Familieleven

Snouck wordt zijn gehele leven omringd door vrouwen. Zijn vader overlijdt wanneer hij net 13 jaar is geworden. De belangrijkste vrouw in zijn leven is zijn moeder, die alles doet om haar zoon te kunnen laten studeren en voor hem naar Leiden verhuist. Daar wonen ook zijn zussen Jacqueline en Catootje. In Nederlands-Indië woont Snouck eerst in een huis in de inheemse kampong achter de wijk Kramat en later in een grote woning in de wijk Parapatan aan de Djalan Kampong Lima (later de Oude Tamarindelaan geheten en nu de Jalan Wahid Hasyim).
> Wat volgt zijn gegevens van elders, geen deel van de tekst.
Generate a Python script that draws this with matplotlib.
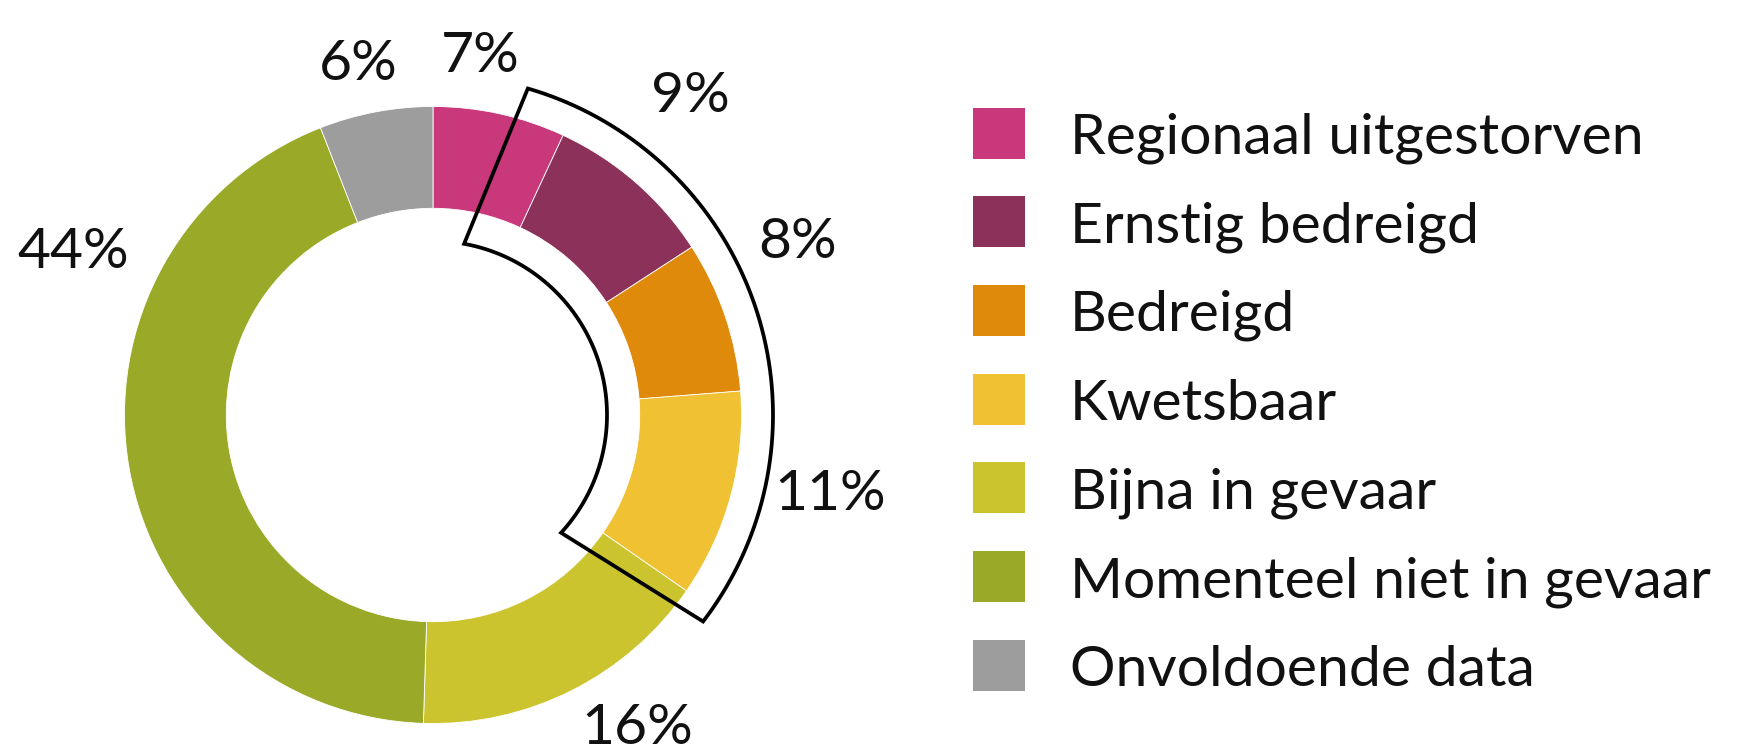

Daar woont hij met zijn vrouw Sangkana, de dochter van de

 

hoofdpenghoeloe van Tjamis, hadji Moehamad Ta’ib, met wie hij in 1889 trouwt. Sangkana overlijdt in het kraambed in oktober 1895. Later trouwt hij met de 28-jaar jongere Siti Sadijah (Buah). Bij de twee vrouwen krijgt Snouck in totaal vijf kinderen. Hij leeft zijn leven in Indië nadrukkelijk als een moslim, drinkt geen alcohol en eet geen varkensvlees. Bij zijn vertrek in 1906 naar Nederland laat hij zijn Indonesische familie achter op Java. Eenmaal in Nederland trouwt Snouck met Ida Oort. In 1914 wordt hun dochter Christien geboren.